First, if you completely withdraw from the workforce early on, you may lose out on learning valuable skills. It’s always prudent to cultivate multiple paths in life so that you can weather just about any storm. If you run out of money and need to get back to work, you may run into some difficulties due to a lack of recent work experience.
In addition, retirement assumes that you don’t like your work enough to stay. If you love your work, then why leave?! There are major physical and mental health benefits to staying active, especially as you get older.
This is not to say that you have to retire early or late for that matter. But the key is to understand that there is no one-size-fits-all approach. What is best for one is not necessarily best for all.

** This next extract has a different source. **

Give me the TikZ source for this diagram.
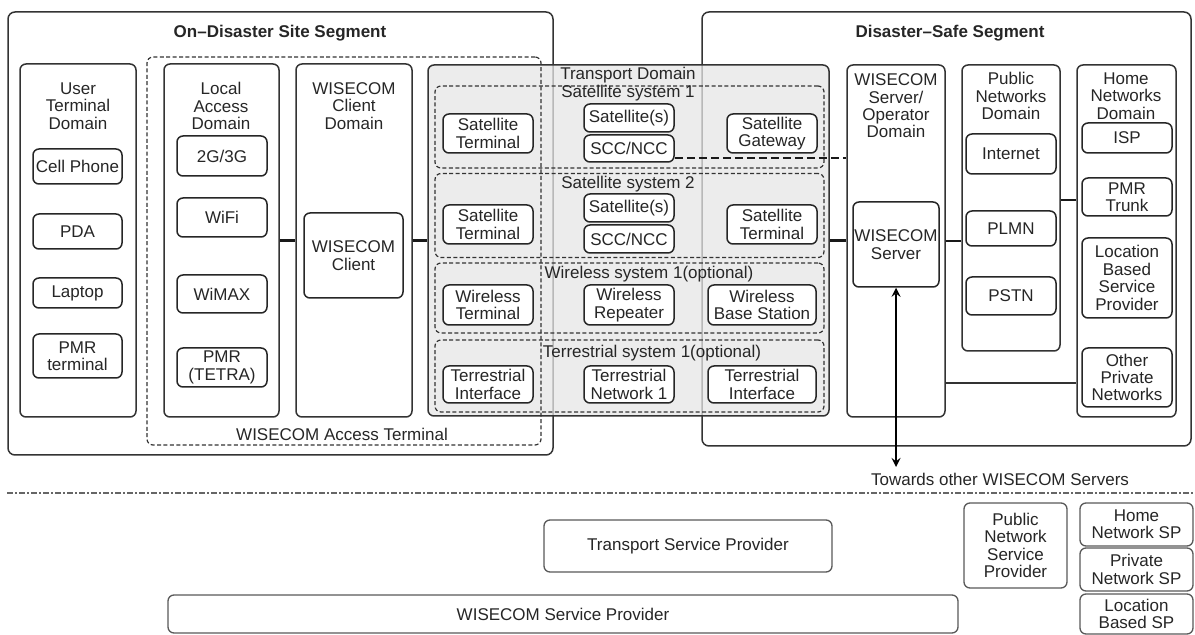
\documentclass[tikz,border=0pt]{standalone}
\usepackage{fontspec}
\setmainfont{Liberation Sans}
\usetikzlibrary{shapes.geometric,arrows,calc}
\tikzstyle{segbox} = [rectangle, rounded corners=3.5pt, draw=black!80, line width=0.75pt]
\tikzstyle{dombox} = [rectangle, rounded corners=3pt, draw=black!80, line width=0.75pt, minimum width=49pt, minimum height=176pt]
\tikzstyle{element} = [rectangle, rounded corners=3pt, draw=black!85, line width=0.75pt, fill=white, align=center, inner sep=0pt, minimum width=45pt]
\tikzstyle{provider} = [element, draw=black!65, line width=0.65pt]
\tikzstyle{sysbox} = [rectangle, rounded corners=3pt, draw=black!80, line width=0.6pt, dash pattern=on 2pt off 1.2pt, minimum width=194.5pt]
\tikzstyle{title} = [align=center, inner sep=0pt]
\tikzstyle{link} = [line width=1.2pt, draw=black!90]
\tikzstyle{arrow} = [line width=1pt,<->,>=stealth]

\begin{document}
\begin{tikzpicture}[x=0.5pt, y=-0.5pt, every node/.style={font=\fontsize{8.5}{8.7}\selectfont, text=black!85}]
	\useasboundingbox (0,0) rectangle (1195,635);

	% segments
	\node (site) [segbox, minimum width=272.5pt, minimum height=221.5pt] at (280.5,233.5) {};
	\node (safe) [segbox, minimum width=244.5pt, minimum height=217pt] at (946.5,229) {};
	\node [title, font=\bfseries\fontsize{8.5}{10}\selectfont] at (280,33) {On--Disaster Site Segment};
	\node [title, font=\bfseries\fontsize{8.5}{10}\selectfont] at (950,33) {Disaster--Safe Segment};

	% on-disaster domains
	\node (utd) [dombox, minimum width=58pt, minimum height=176.5pt] at (78,240.5) {};
	\node [title] at (78,106) {User\\Terminal\\Domain};
	\node (lad) [dombox, minimum width=57.5pt, minimum height=176.5pt] at (221.5,240.5) {};
	\node [title] at (221,106) {Local\\Access\\Domain};
	\node (wcd) [dombox, minimum width=58pt, minimum height=176.5pt] at (354,240.5) {};
	\node [title] at (354,106) {WISECOM\\Client\\Domain};

	% transport domain
	\node (td) [dombox, fill=black!10, fill opacity=0.75, minimum width=200.5pt, minimum height=175.5pt] at (628.5,240.5) {};
	\node [title] at (628,75) {Transport Domain};
	\node (acc) [sysbox, minimum width=197pt, minimum height=194pt] at (344,251) {};
	\node [title] at (342,434) {WISECOM Access Terminal};

	\node (sat1) [sysbox, minimum height=41pt] at (629.5,127) {};
	\node [title] at (628,93) {Satellite system 1};
	\node (sat2) [sysbox, minimum height=42pt] at (629.5,215.5) {};
	\node [title] at (628,184) {Satellite system 2};
	\node (wls) [sysbox, minimum height=35pt] at (629.5,298) {};
	\node [title] at (649,274) {Wireless system 1(optional)};
	\node (trs) [sysbox, minimum height=36pt] at (629.5,376) {};
	\node [title] at (652,353) {Terrestrial system 1(optional)};

	% disaster-safe domains
	\node (sod) [dombox] at (896,241) {};
	\node [title] at (896,106) {WISECOM\\Server/\\Operator\\Domain};
	\node (pnd) [dombox, minimum height=143pt] at (1011,208) {};
	\node [title] at (1011,96) {Public\\Networks\\Domain};
	\node (hnd) [dombox, minimum width=49.5pt] at (1126.5,241) {};
	\node [title] at (1126,96) {Home\\Networks\\Domain};

	% user terminals
	\node (cell) [element, minimum width=44.5pt, minimum height=17.5pt] at (77.5,166.5) {Cell Phone};
	\node (pda) [element, minimum width=44.5pt, minimum height=17.5pt] at (77.5,231.5) {PDA};
	\node (laptop) [element, minimum width=44.5pt, minimum height=15pt] at (77.5,293) {Laptop};
	\node (pmrt) [element, minimum width=44.5pt, minimum height=22pt] at (77.5,356) {PMR\\terminal};

	% local access
	\node (g23) [element, minimum height=20pt] at (222,156) {2G/3G};
	\node (wifi) [element, minimum height=19.5pt] at (222,217.5) {WiFi};
	\node (wimax) [element, minimum height=19pt] at (222,294) {WiMAX};
	\node (tetra) [element, minimum height=19.5pt] at (222,367.5) {PMR\\(TETRA)};

	\node (wclient) [element, minimum width=49.5pt, minimum height=42.5pt] at (353.5,255.5) {WISECOM\\Client};

	% transport systems
	\node (st1) [element, minimum height=19.5pt] at (488,133.5) {Satellite\\Terminal};
	\node (sats1) [element, minimum height=14pt] at (629,118) {Satellite(s)};
	\node (scc1) [element, minimum height=13.5pt] at (629,148.5) {SCC/NCC};
	\node (sgw) [element, minimum height=19.5pt] at (772,133.5) {Satellite\\Gateway};

	\node (st2) [element, minimum height=19.5pt] at (488,224.5) {Satellite\\Terminal};
	\node (sats2) [element, minimum height=14pt] at (629,208) {Satellite(s)};
	\node (scc2) [element, minimum height=14pt] at (629,239) {SCC/NCC};
	\node (st3) [element, minimum height=19.5pt] at (772,224.5) {Satellite\\Terminal};

	\node (wt) [element, minimum height=20pt] at (488,305) {Wireless\\Terminal};
	\node (wr) [element, minimum height=20pt] at (629,305) {Wireless\\Repeater};
	\node (wbs) [element, minimum width=54pt, minimum height=20pt] at (762,305) {Wireless\\Base Station};

	\node (ti1) [element, minimum height=18.5pt] at (488,384.5) {Terrestrial\\Interface};
	\node (tn1) [element, minimum height=18.5pt] at (629,384.5) {Terrestrial\\Network 1};
	\node (ti2) [element, minimum width=54pt, minimum height=18.5pt] at (762,384.5) {Terrestrial\\Interface};

	% server, public and home networks
	\node (wserver) [element, minimum width=43pt, minimum height=42.5pt] at (896,244.5) {WISECOM\\Server};

	\node (internet) [element, minimum height=20pt] at (1011,154) {Internet};
	\node (plmn) [element, minimum height=17.5pt] at (1011,228.5) {PLMN};
	\node (pstn) [element, minimum height=19pt] at (1011,296) {PSTN};

	\node (isp) [element, minimum height=15pt] at (1127,138) {ISP};
	\node (trunk) [element, minimum height=19pt] at (1127,197) {PMR\\Trunk};
	\node (lbs) [element, minimum height=40pt] at (1127,278) {Location\\Based\\Service\\Provider};
	\node (opn) [element, minimum height=29.5pt] at (1127,377.5) {Other\\Private\\Networks};

	% connections
	\draw [link] (lad.east) -- (wcd.west);
	\draw [link] (wcd.east) -- (td.west);
	\draw [link] (td.east) -- (td.east -| sod.west);
	\draw [link] (sod.east) -- (sod.east -| pnd.west);
	\draw [link] ([yshift=4pt]pnd.east) -- ([yshift=4pt]pnd.east -| hnd.west);
	\draw [line width=0.75pt, black!80] ([yshift=-71pt]sod.east) -- ([yshift=-71pt]sod.east -| hnd.west);
	\draw [link, dash pattern=on 4pt off 2pt] ([yshift=-4.75pt]scc1.east) -- ([yshift=-4.75pt]scc1.east -| sod.west);

	\coordinate (other) at (896,467);
	\draw [arrow] (wserver.south) -- (other);
	\node at (1000,479) {Towards other WISECOM Servers};

	% separator
	\coordinate (sepL) at (7,493);
	\coordinate (sepR) at (1195,493);
	\draw [black!60, line width=0.6pt, dash pattern=on 3pt off 1.2pt on 0.6pt off 1.2pt] (sepL) -- (sepR);

	% service providers
	\node (tsp) [provider, minimum width=144pt, minimum height=26pt] at (688,546) {Transport Service Provider};
	\node (wsp) [provider, minimum width=395pt, minimum height=19pt] at (563,614) {WISECOM Service Provider};
	\node (pnsp) [provider, minimum width=51.5pt, minimum height=42.5pt] at (1015.5,545.5) {Public\\Network\\Service\\Provider};
	\node (hnsp) [provider, minimum width=56.5pt, minimum height=21.5pt] at (1136.5,524.5) {Home\\Network SP};
	\node (prsp) [provider, minimum width=56.5pt, minimum height=21.5pt] at (1136.5,569.5) {Private\\Network SP};
	\node (lbsp) [provider, minimum width=56.5pt, minimum height=20pt] at (1136.5,614) {Location\\Based SP};
\end{tikzpicture}
\end{document}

You have to find what works for you and helps you achieve the goals you have for yourself.
Don’t let bad money advice slow you down. There’s plenty out there to go around, so be smart and figure out what’s really being said. The main takeaway is to not take any advice, financial or otherwise, at face value.
There’s a nugget of truth in just about all popular sayings. Don’t go “all in” on any advice until you’ve had time to look at both sides of things and find a middle ground.